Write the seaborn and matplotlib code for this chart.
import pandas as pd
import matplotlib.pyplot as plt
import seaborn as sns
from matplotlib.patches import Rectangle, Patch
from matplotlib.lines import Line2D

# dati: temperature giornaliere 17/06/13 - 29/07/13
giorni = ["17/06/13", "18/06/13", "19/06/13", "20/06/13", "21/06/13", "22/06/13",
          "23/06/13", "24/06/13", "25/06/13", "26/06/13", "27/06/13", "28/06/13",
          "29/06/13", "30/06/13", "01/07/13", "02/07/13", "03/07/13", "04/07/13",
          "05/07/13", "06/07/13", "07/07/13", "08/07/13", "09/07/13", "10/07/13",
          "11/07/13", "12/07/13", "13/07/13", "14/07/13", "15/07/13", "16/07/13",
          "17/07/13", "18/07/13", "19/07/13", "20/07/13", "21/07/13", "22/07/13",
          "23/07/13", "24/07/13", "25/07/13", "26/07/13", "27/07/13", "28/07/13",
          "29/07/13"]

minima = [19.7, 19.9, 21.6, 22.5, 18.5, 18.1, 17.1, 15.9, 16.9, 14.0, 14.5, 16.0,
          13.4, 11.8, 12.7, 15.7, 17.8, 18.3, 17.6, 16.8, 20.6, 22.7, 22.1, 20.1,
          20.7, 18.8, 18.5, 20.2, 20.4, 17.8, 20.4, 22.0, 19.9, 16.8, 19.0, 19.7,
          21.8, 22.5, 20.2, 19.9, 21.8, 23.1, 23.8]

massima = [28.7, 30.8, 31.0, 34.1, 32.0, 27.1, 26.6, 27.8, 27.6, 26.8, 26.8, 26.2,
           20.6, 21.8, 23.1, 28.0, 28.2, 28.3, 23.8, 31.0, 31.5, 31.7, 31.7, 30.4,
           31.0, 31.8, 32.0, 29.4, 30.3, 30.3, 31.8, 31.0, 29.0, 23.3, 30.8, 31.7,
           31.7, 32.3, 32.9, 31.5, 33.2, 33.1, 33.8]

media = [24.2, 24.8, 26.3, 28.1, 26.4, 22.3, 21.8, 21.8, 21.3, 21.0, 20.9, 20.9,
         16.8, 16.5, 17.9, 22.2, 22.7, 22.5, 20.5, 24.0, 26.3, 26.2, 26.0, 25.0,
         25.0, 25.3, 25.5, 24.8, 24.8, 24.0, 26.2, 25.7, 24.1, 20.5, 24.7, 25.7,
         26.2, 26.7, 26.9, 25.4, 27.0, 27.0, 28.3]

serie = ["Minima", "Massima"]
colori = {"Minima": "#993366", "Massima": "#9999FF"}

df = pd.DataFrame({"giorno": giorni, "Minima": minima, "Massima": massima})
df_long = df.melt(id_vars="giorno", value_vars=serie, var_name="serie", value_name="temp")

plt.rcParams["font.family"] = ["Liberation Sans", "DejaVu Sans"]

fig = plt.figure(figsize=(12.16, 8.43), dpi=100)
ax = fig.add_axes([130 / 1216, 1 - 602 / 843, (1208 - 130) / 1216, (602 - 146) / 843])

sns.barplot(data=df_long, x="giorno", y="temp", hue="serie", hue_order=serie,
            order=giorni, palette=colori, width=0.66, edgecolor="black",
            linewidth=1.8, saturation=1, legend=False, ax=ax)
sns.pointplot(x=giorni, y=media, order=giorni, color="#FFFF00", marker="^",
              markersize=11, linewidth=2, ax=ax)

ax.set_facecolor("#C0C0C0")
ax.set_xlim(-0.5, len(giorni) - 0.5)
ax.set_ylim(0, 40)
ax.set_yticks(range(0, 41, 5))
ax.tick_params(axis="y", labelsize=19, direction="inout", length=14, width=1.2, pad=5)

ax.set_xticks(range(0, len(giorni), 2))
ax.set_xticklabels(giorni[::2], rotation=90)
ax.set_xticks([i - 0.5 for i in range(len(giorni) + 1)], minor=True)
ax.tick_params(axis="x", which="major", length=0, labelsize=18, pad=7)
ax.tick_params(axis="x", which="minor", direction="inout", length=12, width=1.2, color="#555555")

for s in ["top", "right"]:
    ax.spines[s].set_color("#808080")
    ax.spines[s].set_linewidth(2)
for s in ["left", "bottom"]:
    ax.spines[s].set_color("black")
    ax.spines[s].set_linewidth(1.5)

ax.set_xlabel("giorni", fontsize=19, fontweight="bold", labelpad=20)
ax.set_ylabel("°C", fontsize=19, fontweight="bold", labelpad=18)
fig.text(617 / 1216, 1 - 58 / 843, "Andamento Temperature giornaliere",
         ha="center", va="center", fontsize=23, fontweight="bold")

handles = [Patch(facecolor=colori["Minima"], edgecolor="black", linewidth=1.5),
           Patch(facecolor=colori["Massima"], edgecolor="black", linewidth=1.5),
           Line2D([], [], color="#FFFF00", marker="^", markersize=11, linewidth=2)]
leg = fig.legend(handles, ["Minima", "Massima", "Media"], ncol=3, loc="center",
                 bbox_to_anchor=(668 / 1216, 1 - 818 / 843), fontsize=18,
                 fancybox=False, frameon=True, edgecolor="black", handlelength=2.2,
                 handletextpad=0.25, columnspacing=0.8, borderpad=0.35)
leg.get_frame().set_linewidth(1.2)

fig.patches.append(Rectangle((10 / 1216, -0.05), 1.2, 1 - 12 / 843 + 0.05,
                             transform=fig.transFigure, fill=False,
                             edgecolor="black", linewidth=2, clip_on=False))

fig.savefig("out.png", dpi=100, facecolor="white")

========

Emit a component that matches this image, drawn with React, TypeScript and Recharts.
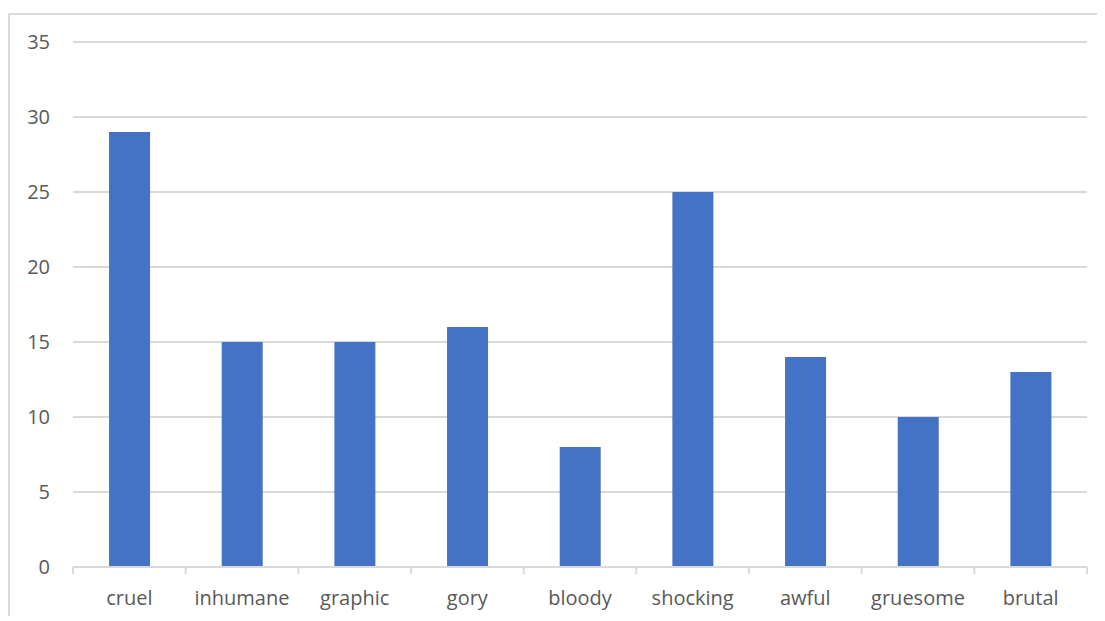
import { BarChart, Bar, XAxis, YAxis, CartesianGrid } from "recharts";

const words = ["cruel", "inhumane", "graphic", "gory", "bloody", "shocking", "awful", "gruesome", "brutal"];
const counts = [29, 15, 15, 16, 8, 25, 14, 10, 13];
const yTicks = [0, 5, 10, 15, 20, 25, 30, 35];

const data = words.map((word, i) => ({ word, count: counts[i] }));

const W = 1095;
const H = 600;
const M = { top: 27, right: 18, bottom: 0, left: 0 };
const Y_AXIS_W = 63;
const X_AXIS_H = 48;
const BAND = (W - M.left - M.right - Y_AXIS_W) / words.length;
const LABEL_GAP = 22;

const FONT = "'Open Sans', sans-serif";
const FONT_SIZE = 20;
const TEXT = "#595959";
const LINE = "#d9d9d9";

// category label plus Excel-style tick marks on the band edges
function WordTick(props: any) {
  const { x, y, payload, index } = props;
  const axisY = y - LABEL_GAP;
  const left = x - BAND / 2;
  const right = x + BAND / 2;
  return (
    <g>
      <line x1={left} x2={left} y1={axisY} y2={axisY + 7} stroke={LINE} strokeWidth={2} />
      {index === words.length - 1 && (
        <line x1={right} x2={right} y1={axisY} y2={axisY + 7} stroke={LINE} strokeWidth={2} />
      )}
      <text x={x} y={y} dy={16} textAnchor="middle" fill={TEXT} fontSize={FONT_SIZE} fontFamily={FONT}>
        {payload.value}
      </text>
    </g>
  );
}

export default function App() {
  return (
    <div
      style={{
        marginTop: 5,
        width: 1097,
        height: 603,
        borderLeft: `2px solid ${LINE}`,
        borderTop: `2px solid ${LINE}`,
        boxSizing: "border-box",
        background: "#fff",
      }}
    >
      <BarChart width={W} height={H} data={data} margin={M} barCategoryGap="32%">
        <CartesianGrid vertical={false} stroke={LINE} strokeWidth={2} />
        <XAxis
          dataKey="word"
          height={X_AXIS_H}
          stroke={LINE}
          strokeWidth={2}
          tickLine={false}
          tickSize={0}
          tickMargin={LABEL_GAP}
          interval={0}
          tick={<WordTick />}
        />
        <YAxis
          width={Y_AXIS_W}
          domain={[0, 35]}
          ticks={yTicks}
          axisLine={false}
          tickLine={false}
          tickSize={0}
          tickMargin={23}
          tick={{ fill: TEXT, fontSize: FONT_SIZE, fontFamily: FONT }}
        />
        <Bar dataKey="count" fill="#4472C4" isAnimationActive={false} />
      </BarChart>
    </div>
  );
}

========

WHAT YOU WILL DO
Extract, word for word, the line containing "Write the seaborn", the line containing "31.7, 32.3, 32.9, 31.5, 33.2, 33.1, 33.8]", and every line between them.

WRITTEN ANSWER
Write the seaborn and matplotlib code for this chart.
import pandas as pd
import matplotlib.pyplot as plt
import seaborn as sns
from matplotlib.patches import Rectangle, Patch
from matplotlib.lines import Line2D

# dati: temperature giornaliere 17/06/13 - 29/07/13
giorni = ["17/06/13", "18/06/13", "19/06/13", "20/06/13", "21/06/13", "22/06/13",
          "23/06/13", "24/06/13", "25/06/13", "26/06/13", "27/06/13", "28/06/13",
          "29/06/13", "30/06/13", "01/07/13", "02/07/13", "03/07/13", "04/07/13",
          "05/07/13", "06/07/13", "07/07/13", "08/07/13", "09/07/13", "10/07/13",
          "11/07/13", "12/07/13", "13/07/13", "14/07/13", "15/07/13", "16/07/13",
          "17/07/13", "18/07/13", "19/07/13", "20/07/13", "21/07/13", "22/07/13",
          "23/07/13", "24/07/13", "25/07/13", "26/07/13", "27/07/13", "28/07/13",
          "29/07/13"]

minima = [19.7, 19.9, 21.6, 22.5, 18.5, 18.1, 17.1, 15.9, 16.9, 14.0, 14.5, 16.0,
          13.4, 11.8, 12.7, 15.7, 17.8, 18.3, 17.6, 16.8, 20.6, 22.7, 22.1, 20.1,
          20.7, 18.8, 18.5, 20.2, 20.4, 17.8, 20.4, 22.0, 19.9, 16.8, 19.0, 19.7,
          21.8, 22.5, 20.2, 19.9, 21.8, 23.1, 23.8]

massima = [28.7, 30.8, 31.0, 34.1, 32.0, 27.1, 26.6, 27.8, 27.6, 26.8, 26.8, 26.2,
           20.6, 21.8, 23.1, 28.0, 28.2, 28.3, 23.8, 31.0, 31.5, 31.7, 31.7, 30.4,
           31.0, 31.8, 32.0, 29.4, 30.3, 30.3, 31.8, 31.0, 29.0, 23.3, 30.8, 31.7,
           31.7, 32.3, 32.9, 31.5, 33.2, 33.1, 33.8]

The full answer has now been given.